Lucian Grainge and Rihanna

Lucian Grainge and Rihanna attend Universal Music Group 2015 Grammy After Party presented by American Airlines and Citi on Feb. 8, 2015 in Los Angeles, California. 

Lester Cohen/WireImage

Universal Music Group and parent company Vivendi, owner of the world's largest record label as well as the Canal+ Group, have announced first-quarter earnings results, and they write a familiar story. Revenues are up for digital sales and way up from streaming and subscriptions, while physical revenues continue to inexorably fade.

Vivendi itself put €1 billion on the books from the sale of its remaining 5.7 percent stake in video game company Activision Blizzard, with overall revenues at €2.491 billion. Adjusted earnings were €968 million, up 8.3 percent year-over-year.

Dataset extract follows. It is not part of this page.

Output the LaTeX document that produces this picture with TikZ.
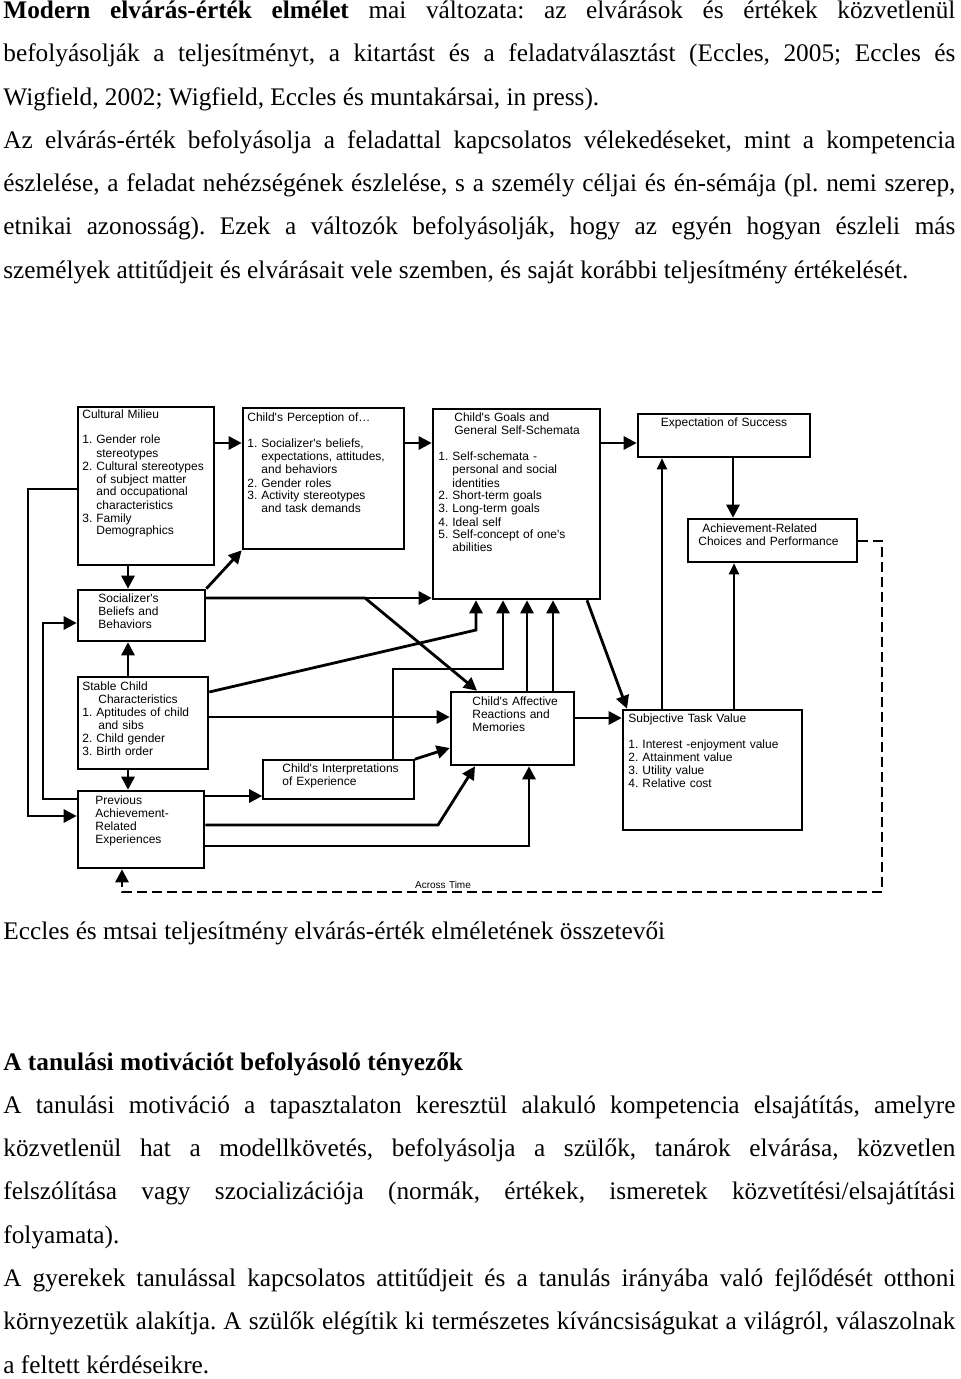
\documentclass[tikz,border=0pt]{standalone}
\usepackage{fontspec}
\setmainfont{Liberation Serif}
\newfontfamily\diagfont{Liberation Sans}
\usetikzlibrary{arrows.meta,fit}
\frenchspacing
\newcommand{\jline}[1]{{\spaceskip=0pt\xspaceskip=0pt\makebox[476pt][s]{#1}}}

\begin{document}
\begin{tikzpicture}[x=0.5pt, y=-0.5pt,
    box/.style={draw, line width=1.3pt, inner sep=0pt},
    thinbox/.style={draw, line width=0.8pt, inner sep=0pt},
    txt/.style={anchor=base west, inner sep=0pt, text width=95pt, align=left, font=\diagfont\fontsize{6}{6.5}\selectfont},
    arr/.style={-{Triangle[length=6.5pt,width=6.5pt]}, line width=1.4pt},
    thinarr/.style={-{Triangle[length=5.5pt,width=5pt]}, line width=1pt},
    feedback/.style={line width=1.3pt, dash pattern=on 5pt off 2.5pt},
    para/.style={anchor=base west, inner sep=0pt, text width=476pt, align=justify, font=\fontsize{12.65}{21.65}\selectfont}]
    \useasboundingbox (0,0) rectangle (960,1379);

    \node [para] (intro) at (3,18.5) {\jline{\textbf{Modern elvárás-érték elmélet} mai változata: az elvárások és értékek közvetlenül}\\
        \jline{befolyásolják a teljesítményt, a kitartást és a feladatválasztást (Eccles, 2005; Eccles és}\\
        Wigfield, 2002; Wigfield, Eccles és muntakársai, in press).\\
        \jline{Az elvárás-érték befolyásolja a feladattal kapcsolatos vélekedéseket, mint a kompetencia}\\
        \jline{észlelése, a feladat nehézségének észlelése, s a személy céljai és én-sémája (pl. nemi szerep,}\\
        \jline{etnikai azonosság). Ezek a változók befolyásolják, hogy az egyén hogyan észleli más}\\
        személyek attitűdjeit és elvárásait vele szemben, és saját korábbi teljesítmény értékelését.};

    \node [box, fit={(78,407) (214,565)}] (cult) {};
    \node [box, fit={(243,408) (404,549)}] (perc) {};
    \node [box, fit={(433,409) (600,599)}] (goals) {};
    \node [box, fit={(638,414) (810,457)}] (expect) {};
    \node [box, fit={(688,519) (857,562)}] (achieve) {};
    \node [box, fit={(78,590) (205,641)}] (soc) {};
    \node [box, fit={(78,677) (208,769)}] (stable) {};
    \node [box, fit={(78,791) (204,868)}] (prev) {};
    \node [thinbox, fit={(263,760) (414,799)}] (interp) {};
    \node [box, fit={(451,692) (574,765)}] (affect) {};
    \node [box, fit={(623,710) (802,830)}] (stv) {};

    \node [txt] (cultT) at (82,418) {Cultural Milieu\\[6.5pt]
        1. Gender role\\ \phantom{1. }stereotypes\\ 2. Cultural stereotypes\\ \phantom{2. }of subject matter\\
        \phantom{2. }and occupational\\ \phantom{2. }characteristics\\ 3. Family\\ \phantom{3. }Demographics};
    \node [txt] (percT) at (247,422) {Child's Perception of\ldots\\[6.5pt]
        1. Socializer's beliefs,\\ \phantom{1. }expectations, attitudes,\\ \phantom{1. }and behaviors\\
        2. Gender roles\\ 3. Activity stereotypes\\ \phantom{3. }and task demands};
    \node [txt] (goalsT) at (438,422) {\hspace*{8pt}Child's Goals and\\ \hspace*{8pt}General Self-Schemata\\[6.5pt]
        1. Self-schemata -\\ \phantom{1. }personal and social\\ \phantom{1. }identities\\ 2. Short-term goals\\
        3. Long-term goals\\ 4. Ideal self\\ 5. Self-concept of one's\\ \phantom{5. }abilities};
    \node [txt, anchor=base, align=center] (expectT) at (724,427) {Expectation of Success};
    \node [txt] (achieveT) at (698,532) {\hspace*{2pt}Achievement-Related\\ Choices and Performance};
    \node [txt] (socT) at (98,602) {Socializer's\\ Beliefs and\\ Behaviors};
    \node [txt] (stableT) at (82,690) {Stable Child\\ \hspace*{8pt}Characteristics\\ 1. Aptitudes of child\\
        \hspace*{8pt}and sibs\\ 2. Child gender\\ 3. Birth order};
    \node [txt] (prevT) at (95,804) {Previous\\ Achievement-\\ Related\\ Experiences};
    \node [txt] (interpT) at (282,772) {Child's Interpretations\\ of Experience};
    \node [txt] (affectT) at (472,705) {Child's Affective\\ Reactions and\\ Memories};
    \node [txt] (stvT) at (628,722) {Subjective Task Value\\[6.5pt]
        1. Interest -enjoyment value\\ 2. Attainment value\\ 3. Utility value\\ 4. Relative cost};
    \node [txt, anchor=base, align=center, font=\diagfont\fontsize{5}{6}\selectfont] (time) at (443,888) {Across Time};

    \draw [arr] (cult.east |- 0,443) -- (perc.west |- 0,443);
    \draw [arr] (perc.east |- 0,443) -- (goals.west |- 0,443);
    \draw [arr] (goals.east |- 0,443) -- (expect.west |- 0,443);
    \draw [arr] (733,0 |- expect.south) -- (733,0 |- achieve.north);
    \draw [arr] (128,0 |- cult.south) -- (128,0 |- soc.north);
    \draw [arr] (soc.north east) -- (perc.south west);
    \draw [arr] (soc.east |- 0,598) -- (goals.west |- 0,598);
    \draw [arr] (soc.east |- 0,598) -- (365,598) -- (477,0 |- affect.north);
    \draw [arr] (128,0 |- stable.north) -- (128,0 |- soc.south);
    \draw [arr] (128,0 |- stable.south) -- (128,0 |- prev.north);
    \draw [arr] (stable.east |- 0,692) -- (476,630) -- (476,0 |- goals.south);
    \draw [arr] (393,0 |- interp.north) -- (393,669) -- (503,669) -- (503,0 |- goals.south);
    \draw [arr] (527,0 |- affect.north) -- (527,0 |- goals.south);
    \draw [arr] (553,0 |- affect.north) -- (553,0 |- goals.south);
    \draw [arr] (stable.east |- 0,717) -- (affect.west |- 0,717);
    \draw [arr] (interp.north east) -- (affect.west |- 0,748);
    \draw [arr] (prev.east |- 0,796) -- (interp.west |- 0,796);
    \draw [arr] (prev.east |- 0,825) -- (438,825) -- (475,0 |- affect.south);
    \draw [arr] (prev.east |- 0,846) -- (529,846) -- (529,0 |- affect.south);
    \draw [arr] (affect.east |- 0,718) -- (stv.west |- 0,718);
    \draw [arr] (587,0 |- goals.south) -- (627,0 |- stv.north);
    \draw [thinarr, {Triangle[length=5.5pt,width=5pt]}-] (662,0 |- expect.south) -- (662,0 |- stv.north);
    \draw [thinarr] (734,0 |- stv.north) -- (734,0 |- achieve.south);
    \draw [arr, {Triangle[length=6.5pt,width=6.5pt]}-] (soc.west |- 0,623) -- (43,623) -- (43,799) -- (prev.west |- 0,799);
    \draw [arr] (cult.west |- 0,489) -- (28,489) -- (28,816) -- (prev.west |- 0,816);
    \draw [feedback] (achieve.east |- 0,541) -- (882,541) -- (882,892) -- (122,892) -- (122,880);
    \draw [arr] (122,880) -- (122,0 |- prev.south);

    \node [para] (caption) at (3,939) {Eccles és mtsai teljesítmény elvárás-érték elméletének összetevői};

    \node [para] (factors) at (3,1070) {\textbf{A tanulási motivációt befolyásoló tényezők}\\
        \jline{A tanulási motiváció a tapasztalaton keresztül alakuló kompetencia elsajátítás, amelyre}\\
        \jline{közvetlenül hat a modellkövetés, befolyásolja a szülők, tanárok elvárása, közvetlen}\\
        \jline{felszólítása vagy szocializációja (normák, értékek, ismeretek közvetítési/elsajátítási}\\
        folyamata).\\
        \jline{A gyerekek tanulással kapcsolatos attitűdjeit és a tanulás irányába való fejlődését otthoni}\\
        \jline{környezetük alakítja. A szülők elégítik ki természetes kíváncsiságukat a világról, válaszolnak}\\
        a feltett kérdéseikre.};
\end{tikzpicture}
\end{document}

Recording revenues generally for the world's largest label were up slightly, €1.119 billion or six-tenths of a percent at constant currency (which adjusts for currency fluctuations, important for international conglomerates like Vivendi). Adjusted earnings before interest and income taxes were down 4 percent.

Universal Music passed the 'half' milestone -- wherein streaming and subscription revenue made up the majority of digital revenues in its earnings report for last year, and that trend continued. The decline of sales overall is being offset by streaming and subscriptions, which earned €307 million for the company in the quarter and accounted for 59.7 percent of overall digital revenues. Physical sales declined 16.6 percent. Publishing earned €188 million, up 0.3 percent. Earnings from merchandise (and "other") fell 6.9 percent after seeing a full-year increase of 3.5 percent.

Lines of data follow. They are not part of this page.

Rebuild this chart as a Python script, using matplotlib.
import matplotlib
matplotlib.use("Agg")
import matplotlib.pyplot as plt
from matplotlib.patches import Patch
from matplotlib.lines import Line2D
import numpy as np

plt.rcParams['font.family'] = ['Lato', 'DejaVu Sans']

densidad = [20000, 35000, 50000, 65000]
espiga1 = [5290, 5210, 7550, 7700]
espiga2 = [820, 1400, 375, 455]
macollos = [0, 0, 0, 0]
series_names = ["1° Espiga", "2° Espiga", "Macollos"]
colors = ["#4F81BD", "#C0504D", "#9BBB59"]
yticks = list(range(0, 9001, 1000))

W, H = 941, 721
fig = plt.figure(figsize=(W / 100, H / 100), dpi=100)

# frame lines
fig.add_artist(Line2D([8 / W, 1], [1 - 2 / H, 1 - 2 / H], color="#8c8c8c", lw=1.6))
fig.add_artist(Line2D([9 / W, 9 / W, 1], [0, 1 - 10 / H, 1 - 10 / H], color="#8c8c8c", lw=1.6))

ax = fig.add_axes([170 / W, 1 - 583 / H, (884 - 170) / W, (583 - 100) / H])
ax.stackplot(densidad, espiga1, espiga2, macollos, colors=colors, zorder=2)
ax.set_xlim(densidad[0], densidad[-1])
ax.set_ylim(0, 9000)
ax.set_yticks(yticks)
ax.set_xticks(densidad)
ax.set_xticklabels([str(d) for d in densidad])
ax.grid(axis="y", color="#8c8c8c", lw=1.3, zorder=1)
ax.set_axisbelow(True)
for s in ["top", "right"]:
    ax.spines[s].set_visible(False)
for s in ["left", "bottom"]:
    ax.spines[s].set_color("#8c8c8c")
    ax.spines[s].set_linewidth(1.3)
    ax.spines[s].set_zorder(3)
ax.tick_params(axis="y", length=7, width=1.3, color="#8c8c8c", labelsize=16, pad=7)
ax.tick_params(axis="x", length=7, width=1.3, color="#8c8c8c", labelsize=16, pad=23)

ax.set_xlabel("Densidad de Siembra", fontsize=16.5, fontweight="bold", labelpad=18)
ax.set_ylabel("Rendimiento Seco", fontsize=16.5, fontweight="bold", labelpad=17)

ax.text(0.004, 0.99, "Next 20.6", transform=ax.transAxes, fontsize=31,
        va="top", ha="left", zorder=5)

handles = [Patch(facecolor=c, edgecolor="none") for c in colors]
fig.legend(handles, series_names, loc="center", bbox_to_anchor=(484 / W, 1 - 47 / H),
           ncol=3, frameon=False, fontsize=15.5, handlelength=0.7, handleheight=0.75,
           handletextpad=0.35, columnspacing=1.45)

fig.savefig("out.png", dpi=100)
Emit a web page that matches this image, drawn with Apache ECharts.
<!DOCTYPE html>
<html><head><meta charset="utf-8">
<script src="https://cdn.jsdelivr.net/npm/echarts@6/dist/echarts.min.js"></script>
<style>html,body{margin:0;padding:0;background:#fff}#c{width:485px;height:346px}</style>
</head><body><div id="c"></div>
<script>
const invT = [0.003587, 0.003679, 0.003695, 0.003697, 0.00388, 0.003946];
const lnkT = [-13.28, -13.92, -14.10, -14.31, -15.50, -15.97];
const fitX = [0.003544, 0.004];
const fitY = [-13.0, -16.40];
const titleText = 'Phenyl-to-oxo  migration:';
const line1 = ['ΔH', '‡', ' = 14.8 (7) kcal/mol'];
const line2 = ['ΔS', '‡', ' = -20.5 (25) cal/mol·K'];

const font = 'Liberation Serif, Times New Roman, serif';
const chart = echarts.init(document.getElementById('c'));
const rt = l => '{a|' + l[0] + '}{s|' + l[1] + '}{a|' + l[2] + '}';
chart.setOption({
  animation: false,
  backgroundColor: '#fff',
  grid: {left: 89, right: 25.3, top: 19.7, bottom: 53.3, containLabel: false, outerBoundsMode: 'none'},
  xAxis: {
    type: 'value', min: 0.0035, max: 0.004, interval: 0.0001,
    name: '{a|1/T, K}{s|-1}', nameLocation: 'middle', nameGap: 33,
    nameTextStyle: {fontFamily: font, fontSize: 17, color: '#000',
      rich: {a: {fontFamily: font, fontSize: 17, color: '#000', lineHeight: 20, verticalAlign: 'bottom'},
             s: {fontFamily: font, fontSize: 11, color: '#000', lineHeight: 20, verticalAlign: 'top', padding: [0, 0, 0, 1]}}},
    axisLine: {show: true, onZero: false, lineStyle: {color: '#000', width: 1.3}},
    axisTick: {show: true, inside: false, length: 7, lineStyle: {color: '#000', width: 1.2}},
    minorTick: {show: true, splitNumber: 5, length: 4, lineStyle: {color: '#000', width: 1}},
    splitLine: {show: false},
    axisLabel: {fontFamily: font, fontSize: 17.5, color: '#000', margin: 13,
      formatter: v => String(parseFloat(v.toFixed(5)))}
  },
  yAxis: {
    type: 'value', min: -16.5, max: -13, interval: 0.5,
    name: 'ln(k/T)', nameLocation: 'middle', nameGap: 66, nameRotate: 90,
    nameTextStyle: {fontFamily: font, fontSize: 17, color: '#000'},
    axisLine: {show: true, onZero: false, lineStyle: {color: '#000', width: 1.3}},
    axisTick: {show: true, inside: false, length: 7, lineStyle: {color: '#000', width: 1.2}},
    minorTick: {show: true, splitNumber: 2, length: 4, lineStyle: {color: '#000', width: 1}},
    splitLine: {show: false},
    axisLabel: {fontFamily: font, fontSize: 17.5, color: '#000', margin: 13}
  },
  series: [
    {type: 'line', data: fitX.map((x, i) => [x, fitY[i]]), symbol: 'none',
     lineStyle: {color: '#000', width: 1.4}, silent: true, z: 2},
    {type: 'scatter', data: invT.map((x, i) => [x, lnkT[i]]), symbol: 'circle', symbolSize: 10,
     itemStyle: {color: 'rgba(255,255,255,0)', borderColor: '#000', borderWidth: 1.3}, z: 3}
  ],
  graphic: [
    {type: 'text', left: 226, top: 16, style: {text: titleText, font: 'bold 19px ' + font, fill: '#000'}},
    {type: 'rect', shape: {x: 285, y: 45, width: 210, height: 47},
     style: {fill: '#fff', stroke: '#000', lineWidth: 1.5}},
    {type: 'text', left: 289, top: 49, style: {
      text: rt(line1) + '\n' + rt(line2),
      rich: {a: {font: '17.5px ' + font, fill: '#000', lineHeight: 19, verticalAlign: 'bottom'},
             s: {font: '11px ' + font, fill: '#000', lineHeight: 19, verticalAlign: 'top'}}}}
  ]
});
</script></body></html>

The company's top five bestselling artists were Justin Bieber, Rihanna, The Weeknd, Japanese pop star Tsuyoshi Nagabuchi and The 1975. The company pointed to upcoming releases from Lady Gaga, Nick Jonas, Massive Attack and Sean Mendes, among others, as potential bellwethers for the year.

North America was Universal Music's largest market, accounting for 43 percent of revenues, with Europe accounting for 37 percent, Asia 13 percent (up from 11 percent year-over-year) and "rest of the world" at 7 percent (down 2 percent year-over-year).